I get sick of the fluff and lies on a day-to-day basis - it reminds me of the property training industry - and General Election time feels like Black Friday. Extra lies, at warp speed, hurtling into our ears and inboxes. But - we’ve been promised stability, and it definitely looks like Keir Starmer is as boring as he says he is - and that’s not going to be a bad thing. One little-spoken feature of the carnage since Covid started, through partygate and into the Sunak premiership, is the number of ministerial changeovers that took place - no wonder nothing has a clear strategy or is working when the rudder keeps changing.
Worse, there was flux in the civil service driven by some sheer vindictiveness by certain prime ministers who were only in post for, say, 45 days – let’s not let that name, now no longer a Member of Parliament, darken our doors again.
We are used to it though, in housing.
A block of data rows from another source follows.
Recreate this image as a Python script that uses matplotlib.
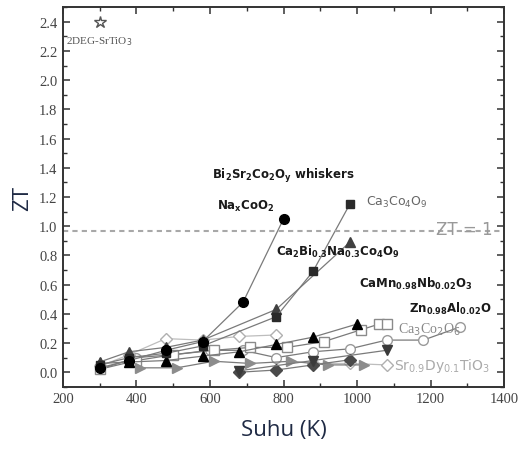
import matplotlib
matplotlib.use("Agg")
import matplotlib.pyplot as plt
from matplotlib.ticker import MultipleLocator, FormatStrFormatter

# ---- data ----
naxcoo2_T = [300, 380, 480, 580, 690, 800]
naxcoo2_ZT = [0.03, 0.08, 0.15, 0.21, 0.48, 1.05]

ca3co4o9_T = [300, 380, 480, 580, 780, 880, 980]
ca3co4o9_ZT = [0.05, 0.10, 0.13, 0.18, 0.38, 0.69, 1.15]

ca2bi_T = [300, 380, 480, 580, 780, 980]
ca2bi_ZT = [0.07, 0.14, 0.17, 0.22, 0.43, 0.89]

znal_T = [300, 380, 480, 580, 680, 780, 880, 1000]
znal_ZT = [0.06, 0.07, 0.08, 0.11, 0.14, 0.19, 0.24, 0.33]

ca3co2o6_T = [300, 400, 500, 610, 710, 810, 910, 1010, 1060, 1080]
ca3co2o6_ZT = [0.02, 0.08, 0.12, 0.15, 0.17, 0.17, 0.21, 0.29, 0.33, 0.33]

opencirc_T = [300, 400, 500, 600, 690, 780, 880, 980, 1080, 1180, 1280]
opencirc_ZT = [0.02, 0.10, 0.12, 0.15, 0.15, 0.10, 0.14, 0.16, 0.22, 0.22, 0.31]

camn_T = [300, 380, 480, 580, 680, 780]
camn_ZT = [0.04, 0.12, 0.23, 0.22, 0.245, 0.255]

srdy_T = [880, 980, 1080]
srdy_ZT = [0.06, 0.06, 0.05]

filldiam_T = [680, 780, 880, 980]
filldiam_ZT = [0.0, 0.015, 0.05, 0.085]

rtri_T = [410, 510, 610, 710, 820, 920, 1020]
rtri_ZT = [0.03, 0.03, 0.075, 0.06, 0.075, 0.05, 0.05]

invtri_T = [680, 880, 1080]
invtri_ZT = [0.01, 0.08, 0.15]

star_T = [300]
star_ZT = [2.4]

zt_one = 0.97

# ---- figure ----
fig = plt.figure(figsize=(5.28, 4.52), dpi=100)
ax = fig.add_axes([0.119, 0.142, 0.836, 0.840])

line_kw = dict(color="#7a7a7a", lw=0.9)
ms = 7

ax.plot(opencirc_T, opencirc_ZT, marker="o", mfc="white", mec="#9a9a9a", ms=ms, **line_kw)
ax.plot(ca3co2o6_T, ca3co2o6_ZT, marker="s", mfc="white", mec="#8a8a8a", ms=ms, **line_kw)
ax.plot(camn_T, camn_ZT, marker="D", mfc="white", mec="#b0b0b0", ms=6, color="#bdbdbd", lw=0.9)
ax.plot(srdy_T, srdy_ZT, marker="D", mfc="white", mec="#b0b0b0", ms=6, color="#bdbdbd", lw=0.9)
ax.plot(rtri_T, rtri_ZT, marker=">", mfc="#8c8c8c", mec="#8c8c8c", ms=ms, **line_kw)
ax.plot(filldiam_T, filldiam_ZT, marker="D", mfc="#4a4a4a", mec="#4a4a4a", ms=6, **line_kw)
ax.plot(invtri_T, invtri_ZT, marker="v", mfc="#3a3a3a", mec="#3a3a3a", ms=ms, **line_kw)
ax.plot(znal_T, znal_ZT, marker="^", mfc="black", mec="black", ms=ms, **line_kw)
ax.plot(ca2bi_T, ca2bi_ZT, marker="^", mfc="#404040", mec="#404040", ms=ms, **line_kw)
ax.plot(ca3co4o9_T, ca3co4o9_ZT, marker="s", mfc="#2a2a2a", mec="#2a2a2a", ms=6, **line_kw)
ax.plot(naxcoo2_T, naxcoo2_ZT, marker="o", mfc="black", mec="black", ms=ms, **line_kw)
ax.plot(star_T, star_ZT, marker="*", mfc="white", mec="#555555", ms=9, ls="none")

ax.axhline(zt_one, color="#a8a8a8", lw=1.5, ls=(0, (2.5, 2)))

ax.set_xlim(200, 1400)
ax.set_ylim(-0.1, 2.5)
ax.xaxis.set_major_locator(MultipleLocator(200))
ax.xaxis.set_minor_locator(MultipleLocator(100))
ax.yaxis.set_major_locator(MultipleLocator(0.2))
ax.yaxis.set_minor_locator(MultipleLocator(0.1))
ax.yaxis.set_major_formatter(FormatStrFormatter("%.1f"))
ax.tick_params(which="both", direction="in", top=True, right=True, colors="#333333")
ax.tick_params(which="major", length=5, width=1.1, pad=4)
ax.tick_params(which="minor", length=3, width=1.0)
for lab in ax.get_xticklabels() + ax.get_yticklabels():
    lab.set_fontfamily("Liberation Serif")
    lab.set_fontsize(10.5)
    lab.set_color("#444444")
for s in ax.spines.values():
    s.set_color("#333333")
    s.set_linewidth(1.4)

ax.set_xlabel("Suhu (K)", fontfamily="Open Sans", fontsize=16, color="#1f2a44", labelpad=10)
ax.set_ylabel("ZT", fontfamily="Open Sans", fontsize=16, color="#1f2a44", labelpad=4)

bold = dict(fontfamily="DejaVu Sans", fontweight="bold", fontsize=8.5, color="#1a1a1a")
ax.text(300, 2.27, r"2DEG-SrTiO$_3$", fontfamily="Liberation Serif", fontsize=8,
        color="#555555", ha="center", va="center")
ax.text(605, 1.35, r"Bi$_\mathbf{2}$Sr$_\mathbf{2}$Co$_\mathbf{2}$O$_\mathbf{y}$ whiskers", va="center", **bold)
ax.text(620, 1.14, r"Na$_\mathbf{x}$CoO$_\mathbf{2}$", va="center", **bold)
ax.text(1025, 1.17, r"Ca$_3$Co$_4$O$_9$", va="center", fontsize=9, color="#666666")
ax.text(1215, 0.98, "ZT = 1", va="center", fontsize=12, color="#999999")
ax.text(780, 0.83, r"Ca$_\mathbf{2}$Bi$_\mathbf{0.3}$Na$_\mathbf{0.3}$Co$_\mathbf{4}$O$_\mathbf{9}$", va="center", **bold)
ax.text(1005, 0.61, r"CaMn$_\mathbf{0.98}$Nb$_\mathbf{0.02}$O$_\mathbf{3}$", va="center", **bold)
ax.text(1140, 0.44, r"Zn$_\mathbf{0.98}$Al$_\mathbf{0.02}$O", va="center", **bold)
ax.text(1110, 0.30, r"Ca$_3$Co$_2$O$_6$", va="center", fontfamily="Liberation Serif",
        fontsize=10, color="#888888")
ax.text(1100, 0.05, r"Sr$_{0.9}$Dy$_{0.1}$TiO$_3$", va="center", fontsize=10, color="#aaaaaa")

fig.savefig("out.png", dpi=100)
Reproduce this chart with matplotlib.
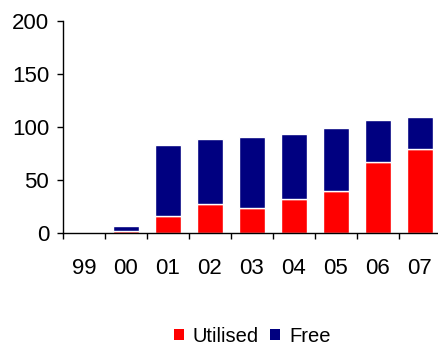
import matplotlib.pyplot as plt
from matplotlib.patches import Patch
import numpy as np

# years and capacity split
years = ['99', '00', '01', '02', '03', '04', '05', '06', '07']
utilised = [0, 2, 16, 28, 24, 32, 40, 67, 79]
free = [0, 4.5, 67, 61, 67, 61, 59, 40, 30]

red = '#FF0000'
navy = '#000080'

plt.rcParams['font.family'] = ['Liberation Sans', 'DejaVu Sans']

fig = plt.figure(figsize=(4.38, 3.45), dpi=100)
ax = fig.add_axes([63/438, 111.7/345, 378/438, 212.6/345])

x = np.arange(len(years))
ax.bar(x, utilised, width=0.62, color=red, edgecolor='white', linewidth=1)
ax.bar(x, free, width=0.62, bottom=utilised, color=navy, edgecolor='white', linewidth=1)

ax.set_xlim(-0.5, len(years) - 0.5)
ax.set_ylim(0, 200)
ax.set_yticks([0, 50, 100, 150, 200])

# category labels sit between the boundary ticks
ax.set_xticks(np.arange(len(years) + 1) - 0.5)
ax.set_xticklabels([])
ax.set_xticks(x, minor=True)
ax.set_xticklabels(years, minor=True)
ax.tick_params(axis='x', which='major', direction='out', length=4, width=1)
ax.tick_params(axis='x', which='minor', length=0, pad=18, labelsize=16)
ax.tick_params(axis='y', direction='out', length=4, width=1, pad=6, labelsize=16)

for s in ['top', 'right']:
    ax.spines[s].set_visible(False)
for s in ['left', 'bottom']:
    ax.spines[s].set_color('black')
    ax.spines[s].set_linewidth(1)

handles = [Patch(facecolor=red, edgecolor='none', label='Utilised'),
           Patch(facecolor=navy, edgecolor='none', label='Free')]
fig.legend(handles=handles, loc='center', bbox_to_anchor=(252/438, 1 - 336/345),
           ncol=2, frameon=False, fontsize=14.5, handlelength=0.5, handleheight=0.5,
           handletextpad=0.45, columnspacing=0.55)

plt.savefig('out.png', dpi=100)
We know what has happened to housing ministers since 1997. The Secretary of State position looked like one of a small amount of continuity, although Gove was sacked by Johnson and not brought back until Sunak came in, that period (excluding parliamentary recess etc.) was only about a month.
Rayner is there now and has been very vocal in warming up for this post - although, like quite a few of the Labour plans, was busy watering herself down right before the election. This could have, of course, simply been following the party line of toning things down, not looking extreme, or whatever, just to get the Ming Vase from one end of the room to another without smashing it.
Let’s just run the ruler over what she’s said, though, thus far, and our best guess as to what she is going to change - and a little about her, which frames some of her drivers I think.